Handle multiple results#

# setup search query parameters
search_base_url <- "https://commonchemistry.cas.org/api/search?q="
# SMILES for butadiene
smi_bd <- "C=CC=C"

# Request data from CAS Common Chemistry Search API
smi_search_data <- GET(paste0(search_base_url, smi_bd))
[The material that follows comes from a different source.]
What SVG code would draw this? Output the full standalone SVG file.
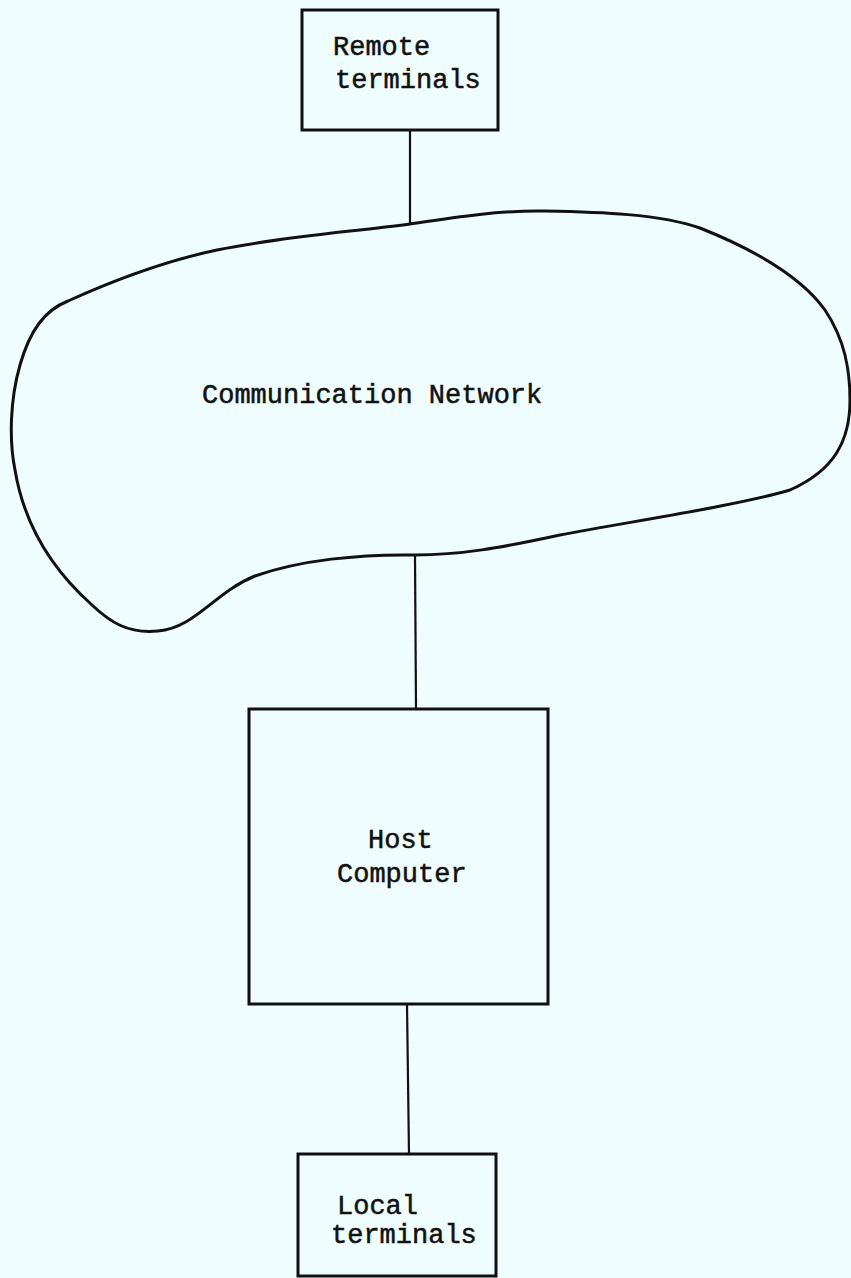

smi_search_json <- rawToChar(smi_search_data$content) #returns JSON structure in character format

# Using fromJSON() we can convert the JSON format to a list
smi_search_data <- fromJSON(smi_search_json)

# get results count

smi_search_data$count
## [1] 7
#Display rn's

smi_search_data$results$rn
## [1] "106-99-0"   "16422-75-6" "26952-74-9" "29406-96-0" "29989-19-3"
## [6] "31567-90-5" "9003-17-2"
names <- lapply(smi_search_data$results$rn, function(x){
  detail_base_url <- "https://commonchemistry.cas.org/api/detail?"
  detail_base_data <- GET(paste0(detail_base_url , "cas_rn=" , x))
  # Similar to before, we are going to convert this into usable data
  # Access content using the library jsonlite
  detail_base_json <- rawToChar(detail_base_data$content) #returns JSON structure in character format

  # Create detailed data of the current chemical in the iteration
  detail_data <<- fromJSON(detail_base_json)
  
  # Access name of chemical
  
  smi_names <- detail_data$name

return(smi_names)
Sys.sleep(1)
})
unlist(names) #Display names
## [1] "1,3-Butadiene"                                                                                                      
## [2] "Butadiene trimer"                                                                                                   
## [3] "Butadiene dimer"                                                                                                    
## [4] "1,3-Butadiene, homopolymer, isotactic"                                                                              
## [5] "1,3-Butadiene-<em>1</em>,<em>1</em>,<em>2</em>,<em>3</em>,<em>4</em>,<em>4</em>-<em>d</em><sub>6</sub>, homopolymer"
## [6] "Syndiotactic polybutadiene"                                                                                         
## [7] "Polybutadiene"

Handle multiple page results#

The CAS Common Chemistry API returns 50 results per page, and only the first page is returned by default. If the search returns more than 50 results, the offset option can be added to page through and obtain all results:

# setup search query parameters
search_base_url <- "https://commonchemistry.cas.org/api/search?q="
n <- "selen*"
# calculate number of pages needed
num_results <- 200  # total number of results to retrieve
page_size <- 50     # number of results to retrieve per page
num_pages <- ceiling(num_results / page_size)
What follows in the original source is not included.